• [DATA SEGMENT]:
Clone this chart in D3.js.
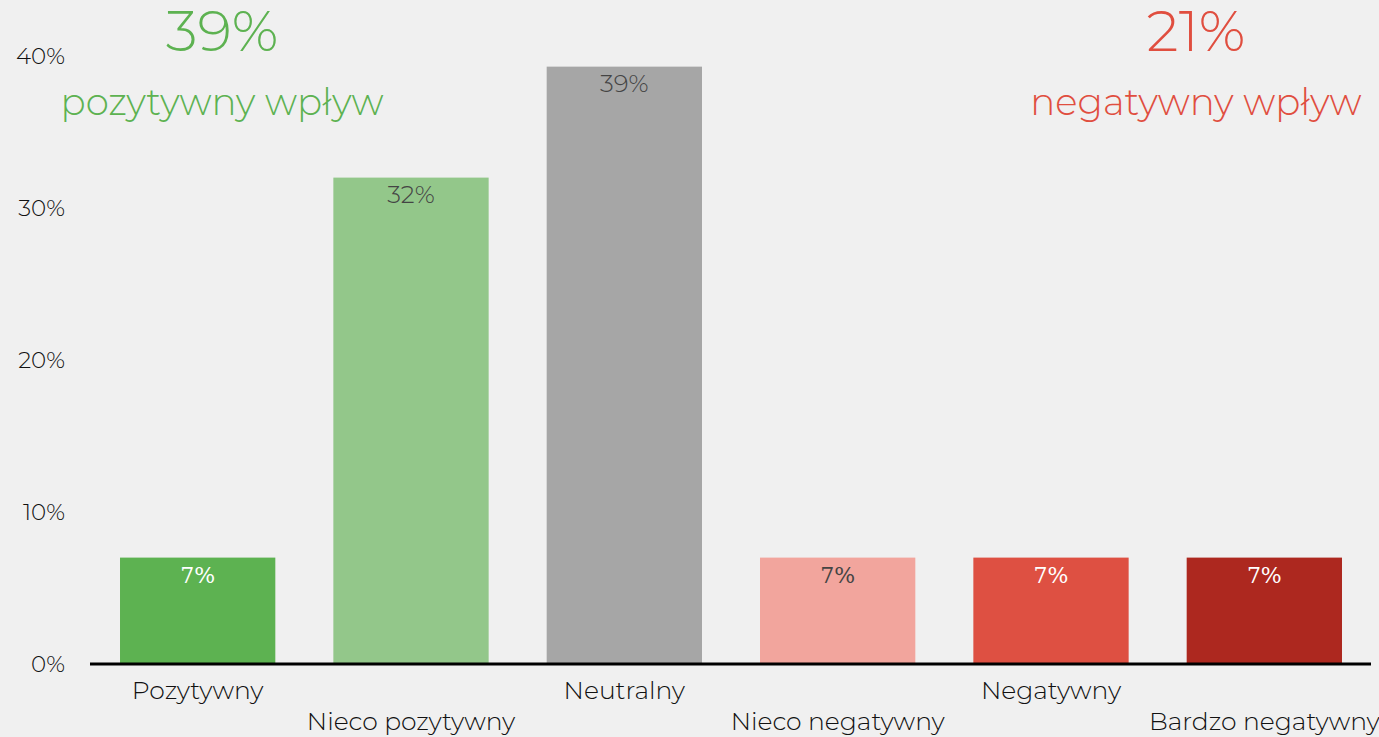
<!DOCTYPE html>
<html><head><meta charset="utf-8">
<script src="https://cdn.jsdelivr.net/npm/d3@7"></script>
<style>
html,body{margin:0;padding:0;background:#f0f0f0;}
svg{display:block;font-family:Montserrat,"Noto Sans","Open Sans",sans-serif;}
</style></head>
<body><svg id="chart" width="1379" height="737"></svg>
<script>
const categories = ["Pozytywny","Nieco pozytywny","Neutralny","Nieco negatywny","Negatywny","Bardzo negatywny"];
const values = [7, 32, 39.3, 7, 7, 7];
const valueLabels = ["7%","32%","39%","7%","7%","7%"];
const barColors = ["#5db251","#93c78a","#a6a6a6","#f2a59d","#de5042","#ad281f"];
const labelColors = ["#ffffff","#444444","#444444","#444444","#ffffff","#ffffff"];
const yTicks = [0, 10, 20, 30, 40];
const summaryValues = ["39%","21%"];
const summaryLabels = ["pozytywny wpływ","negatywny wpływ"];
const summaryColors = ["#5db251","#e04e3f"];

const svg = d3.select("#chart");
const x = d3.scaleBand().domain(categories).range([91, 1371]).paddingInner(0.272).paddingOuter(0.136);
const y = d3.scaleLinear().domain([0, 40]).range([664, 56]);

// y tick labels
svg.append("g").selectAll("text").data(yTicks).join("text")
  .attr("x", 65).attr("y", d => y(d)).attr("dy", "0.35em")
  .attr("text-anchor", "end").attr("font-size", 23).attr("fill", "#111")
  .attr("font-weight", 300)
  .text(d => d + "%");

// bars
svg.append("g").selectAll("rect").data(values).join("rect")
  .attr("x", (d, i) => x(categories[i])).attr("width", x.bandwidth())
  .attr("y", d => y(d)).attr("height", d => y(0) - y(d))
  .attr("fill", (d, i) => barColors[i]);

// value labels
svg.append("g").selectAll("text").data(values).join("text")
  .attr("x", (d, i) => x(categories[i]) + x.bandwidth() / 2)
  .attr("y", d => y(d) + 25)
  .attr("text-anchor", "middle")
  .style("font-size", (d, i) => (valueLabels[i] === "7%" ? 22 : 24.5) + "px")
  .style("font-family", (d, i) => valueLabels[i] === "7%" ? "'DejaVu Serif','Liberation Serif',serif" : "Montserrat,'Noto Sans',sans-serif")
  .style("font-weight", (d, i) => valueLabels[i] === "7%" ? 400 : 300)
  .attr("fill", (d, i) => labelColors[i])
  .text((d, i) => valueLabels[i]);

// axis baseline
svg.append("line").attr("x1", 90).attr("x2", 1371).attr("y1", y(0)).attr("y2", y(0))
  .attr("stroke", "#000").attr("stroke-width", 3);

// category labels (staggered)
svg.append("g").selectAll("text").data(categories).join("text")
  .attr("x", d => x(d) + x.bandwidth() / 2)
  .attr("y", (d, i) => i % 2 === 0 ? 699 : 730)
  .attr("text-anchor", "middle").attr("font-size", 25).attr("fill", "#111")
  .attr("font-weight", 300)
  .text(d => d);

// summary headers
const centers = [222, 1196];
svg.append("g").selectAll("text").data(summaryValues).join("text")
  .attr("x", (d, i) => centers[i]).attr("y", 51)
  .attr("text-anchor", "middle").attr("font-size", 57).attr("font-weight", 300)
  .attr("fill", (d, i) => summaryColors[i]).text(d => d);
svg.append("g").selectAll("text").data(summaryLabels).join("text")
  .attr("x", (d, i) => centers[i]).attr("y", 115)
  .attr("text-anchor", "middle").attr("font-size", 37.2).attr("font-weight", 300)
  .attr("fill", (d, i) => summaryColors[i]).text(d => d);
</script></body></html>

• [EXERCISE DETAILS]: Without the pictures, return the listing above from its first line through the line that has "i) => valueLabels[i]);".

• [CORRECT OUTPUT]:
Clone this chart in D3.js.
<!DOCTYPE html>
<html><head><meta charset="utf-8">
<script src="https://cdn.jsdelivr.net/npm/d3@7"></script>
<style>
html,body{margin:0;padding:0;background:#f0f0f0;}
svg{display:block;font-family:Montserrat,"Noto Sans","Open Sans",sans-serif;}
</style></head>
<body><svg id="chart" width="1379" height="737"></svg>
<script>
const categories = ["Pozytywny","Nieco pozytywny","Neutralny","Nieco negatywny","Negatywny","Bardzo negatywny"];
const values = [7, 32, 39.3, 7, 7, 7];
const valueLabels = ["7%","32%","39%","7%","7%","7%"];
const barColors = ["#5db251","#93c78a","#a6a6a6","#f2a59d","#de5042","#ad281f"];
const labelColors = ["#ffffff","#444444","#444444","#444444","#ffffff","#ffffff"];
const yTicks = [0, 10, 20, 30, 40];
const summaryValues = ["39%","21%"];
const summaryLabels = ["pozytywny wpływ","negatywny wpływ"];
const summaryColors = ["#5db251","#e04e3f"];

const svg = d3.select("#chart");
const x = d3.scaleBand().domain(categories).range([91, 1371]).paddingInner(0.272).paddingOuter(0.136);
const y = d3.scaleLinear().domain([0, 40]).range([664, 56]);

// y tick labels
svg.append("g").selectAll("text").data(yTicks).join("text")
  .attr("x", 65).attr("y", d => y(d)).attr("dy", "0.35em")
  .attr("text-anchor", "end").attr("font-size", 23).attr("fill", "#111")
  .attr("font-weight", 300)
  .text(d => d + "%");

// bars
svg.append("g").selectAll("rect").data(values).join("rect")
  .attr("x", (d, i) => x(categories[i])).attr("width", x.bandwidth())
  .attr("y", d => y(d)).attr("height", d => y(0) - y(d))
  .attr("fill", (d, i) => barColors[i]);

// value labels
svg.append("g").selectAll("text").data(values).join("text")
  .attr("x", (d, i) => x(categories[i]) + x.bandwidth() / 2)
  .attr("y", d => y(d) + 25)
  .attr("text-anchor", "middle")
  .style("font-size", (d, i) => (valueLabels[i] === "7%" ? 22 : 24.5) + "px")
  .style("font-family", (d, i) => valueLabels[i] === "7%" ? "'DejaVu Serif','Liberation Serif',serif" : "Montserrat,'Noto Sans',sans-serif")
  .style("font-weight", (d, i) => valueLabels[i] === "7%" ? 400 : 300)
  .attr("fill", (d, i) => labelColors[i])
  .text((d, i) => valueLabels[i]);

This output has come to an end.